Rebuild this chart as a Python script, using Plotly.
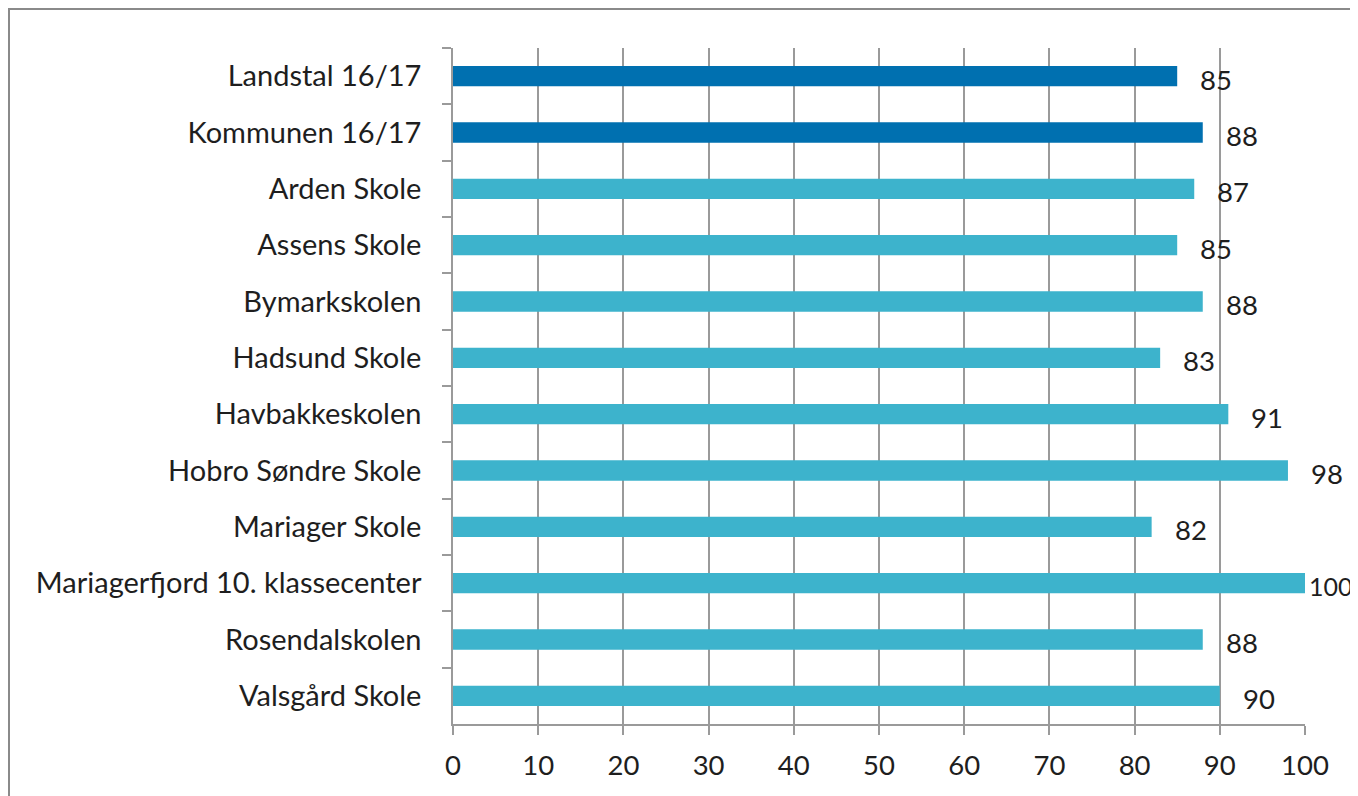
import plotly.graph_objects as go

categories = [
    "Landstal 16/17",
    "Kommunen 16/17",
    "Arden Skole",
    "Assens Skole",
    "Bymarkskolen",
    "Hadsund Skole",
    "Havbakkeskolen",
    "Hobro Søndre Skole",
    "Mariager Skole",
    "Mariagerfjord 10. klassecenter",
    "Rosendalskolen",
    "Valsgård Skole",
]
values = [85, 88, 87, 85, 88, 83, 91, 98, 82, 100, 88, 90]
x_ticks = [0, 10, 20, 30, 40, 50, 60, 70, 80, 90, 100]

DARK = "#0070B0"
LIGHT = "#3DB3CC"
colors = [DARK, DARK] + [LIGHT] * (len(categories) - 2)

FONT = "Lato"
FS = 27.5
TXT = "#1e1e1e"
GRID = "#9a9a9a"
W, H = 1350, 788
ml, mr, mt, mb = 445, 53, 40, 72

fig = go.Figure()
fig.add_trace(go.Bar(
    y=categories,
    x=values,
    orientation="h",
    marker=dict(color=colors, line=dict(width=0)),
    width=0.36,
    hoverinfo="x+y",
))

for c, v in zip(categories, values):
    full = v >= 100
    fig.add_annotation(
        x=v, y=c, xref="x", yref="y",
        text=str(v), showarrow=False,
        xanchor="left", yanchor="middle",
        xshift=2 if full else 21, yshift=-3,
        font=dict(family=FONT, size=25 if full else FS, color=TXT),
    )

fig.add_shape(
    type="rect", xref="paper", yref="paper",
    x0=(1 - ml) / (W - ml - mr), x1=(W + 20 - ml) / (W - ml - mr),
    y0=-(mb + 20) / (H - mt - mb), y1=(H - 1 - mb) / (H - mt - mb),
    line=dict(color="#8a8a8a", width=2), fillcolor="rgba(0,0,0,0)",
    layer="below",
)

fig.update_layout(
    width=W, height=H,
    margin=dict(l=ml, r=mr, t=mt, b=mb, pad=0),
    paper_bgcolor="white", plot_bgcolor="white",
    showlegend=False,
    bargap=0.64,
    font=dict(family=FONT, size=FS, color=TXT),
    xaxis=dict(
        range=[0, 100], tickvals=x_ticks, ticktext=[str(t) for t in x_ticks],
        showgrid=True, gridcolor=GRID, gridwidth=1.5,
        showline=True, linecolor=GRID, linewidth=1.5,
        ticks="outside", ticklen=9, tickcolor=GRID, tickwidth=1.5,
        ticklabelstandoff=7,
        zeroline=False, fixedrange=True, automargin=False,
        tickfont=dict(family=FONT, size=FS, color=TXT),
    ),
    yaxis=dict(
        autorange="reversed", type="category",
        showgrid=False,
        showline=True, linecolor=GRID, linewidth=1.5,
        ticks="outside", ticklen=9, tickcolor=GRID, tickwidth=1.5,
        tickson="boundaries",
        ticklabelstandoff=24,
        fixedrange=True, automargin=False,
        tickfont=dict(family=FONT, size=29, color=TXT),
    ),
)

fig.write_html("out.html")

▶ [Stated task] Restate each line from the start of the listing through the line bearing "import plotly.graph_objects as go" word for word. Drop the pictures.

▶ [Exercise result]
Rebuild this chart as a Python script, using Plotly.
import plotly.graph_objects as go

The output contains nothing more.